▶ **The request**:
Without the pictures, extract every line from the start of the material to the line containing "import plotly.graph_objects as go", both ends included.
[Begin Recorded data]
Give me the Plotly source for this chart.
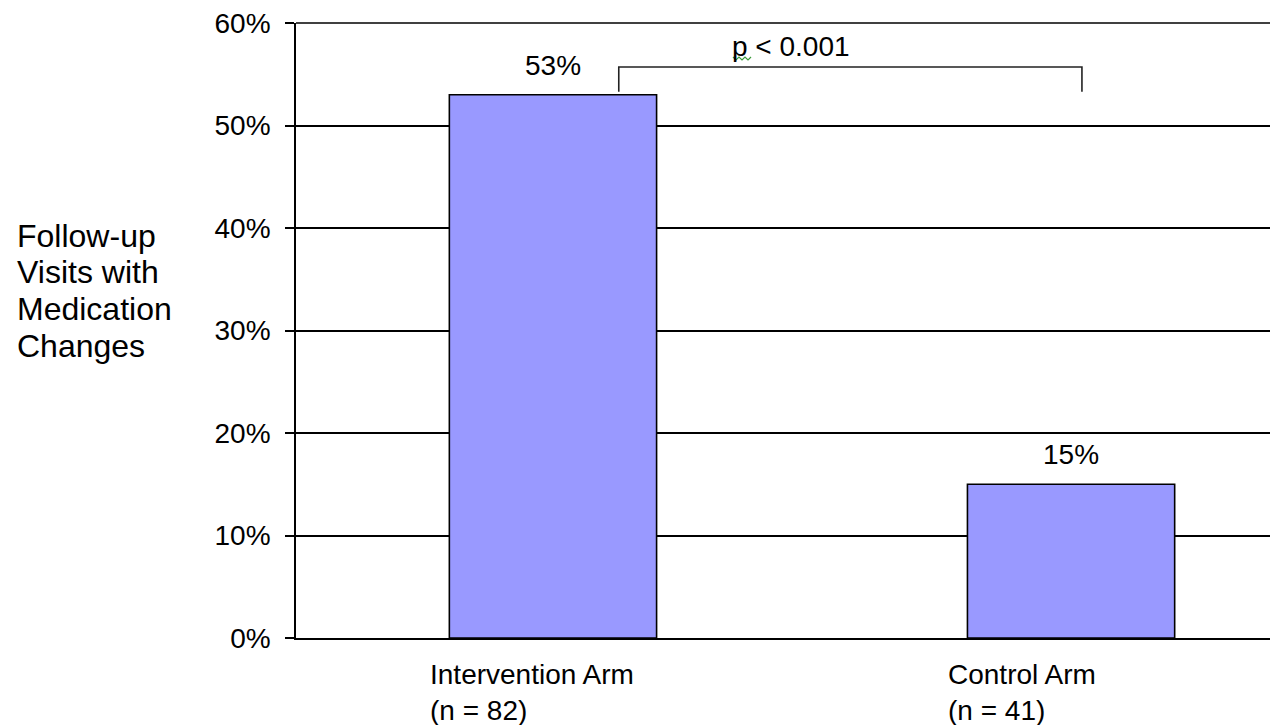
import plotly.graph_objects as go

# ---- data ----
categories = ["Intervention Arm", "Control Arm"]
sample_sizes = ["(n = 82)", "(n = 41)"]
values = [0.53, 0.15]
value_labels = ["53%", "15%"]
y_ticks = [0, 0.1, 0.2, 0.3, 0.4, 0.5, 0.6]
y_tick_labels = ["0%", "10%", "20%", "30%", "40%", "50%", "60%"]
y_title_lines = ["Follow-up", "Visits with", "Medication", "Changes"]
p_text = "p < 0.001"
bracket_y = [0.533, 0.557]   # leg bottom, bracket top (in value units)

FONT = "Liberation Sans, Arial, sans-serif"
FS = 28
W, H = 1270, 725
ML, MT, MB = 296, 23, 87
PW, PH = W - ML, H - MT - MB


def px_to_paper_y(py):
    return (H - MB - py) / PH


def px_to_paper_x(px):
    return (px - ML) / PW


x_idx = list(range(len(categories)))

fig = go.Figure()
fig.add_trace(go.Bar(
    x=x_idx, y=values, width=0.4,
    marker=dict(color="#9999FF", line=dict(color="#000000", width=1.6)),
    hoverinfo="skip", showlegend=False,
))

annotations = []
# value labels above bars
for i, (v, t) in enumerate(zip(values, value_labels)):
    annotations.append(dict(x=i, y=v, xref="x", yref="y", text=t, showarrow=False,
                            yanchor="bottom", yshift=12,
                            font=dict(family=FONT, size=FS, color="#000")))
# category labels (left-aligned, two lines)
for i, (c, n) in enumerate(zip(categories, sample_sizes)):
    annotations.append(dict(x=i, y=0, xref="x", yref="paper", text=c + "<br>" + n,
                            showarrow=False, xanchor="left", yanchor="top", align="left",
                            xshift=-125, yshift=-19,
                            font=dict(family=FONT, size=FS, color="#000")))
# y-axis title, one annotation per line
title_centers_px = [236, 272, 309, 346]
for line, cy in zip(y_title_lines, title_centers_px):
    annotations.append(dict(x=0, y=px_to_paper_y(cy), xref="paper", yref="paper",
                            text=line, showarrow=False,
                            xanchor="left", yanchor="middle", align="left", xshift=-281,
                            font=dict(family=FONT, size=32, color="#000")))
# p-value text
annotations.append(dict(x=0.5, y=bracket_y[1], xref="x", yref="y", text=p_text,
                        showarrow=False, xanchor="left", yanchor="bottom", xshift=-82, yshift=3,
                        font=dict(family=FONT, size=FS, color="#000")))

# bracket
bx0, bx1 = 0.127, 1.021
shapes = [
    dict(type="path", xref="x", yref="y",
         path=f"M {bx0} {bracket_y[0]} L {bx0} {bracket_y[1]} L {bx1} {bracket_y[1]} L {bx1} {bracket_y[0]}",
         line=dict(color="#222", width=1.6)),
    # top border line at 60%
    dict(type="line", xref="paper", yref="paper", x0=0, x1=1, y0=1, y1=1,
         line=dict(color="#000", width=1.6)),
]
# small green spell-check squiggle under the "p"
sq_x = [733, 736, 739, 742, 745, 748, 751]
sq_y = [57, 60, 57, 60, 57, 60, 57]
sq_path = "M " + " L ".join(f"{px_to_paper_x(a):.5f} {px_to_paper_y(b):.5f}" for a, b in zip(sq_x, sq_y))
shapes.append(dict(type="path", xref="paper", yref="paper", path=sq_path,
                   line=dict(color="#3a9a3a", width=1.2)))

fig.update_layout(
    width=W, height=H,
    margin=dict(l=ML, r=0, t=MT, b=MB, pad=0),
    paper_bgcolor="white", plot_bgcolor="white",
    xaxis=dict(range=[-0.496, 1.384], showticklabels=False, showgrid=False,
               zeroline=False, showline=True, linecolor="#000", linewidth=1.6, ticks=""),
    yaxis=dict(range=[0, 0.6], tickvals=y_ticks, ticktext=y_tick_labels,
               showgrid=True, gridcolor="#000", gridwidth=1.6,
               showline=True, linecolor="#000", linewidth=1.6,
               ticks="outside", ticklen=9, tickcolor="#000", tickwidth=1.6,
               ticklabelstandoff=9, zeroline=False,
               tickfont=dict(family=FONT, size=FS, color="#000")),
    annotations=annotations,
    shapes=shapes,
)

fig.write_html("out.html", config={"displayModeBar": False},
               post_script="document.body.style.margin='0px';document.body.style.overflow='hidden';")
[End Recorded data]
▶ **Response**:
Give me the Plotly source for this chart.
import plotly.graph_objects as go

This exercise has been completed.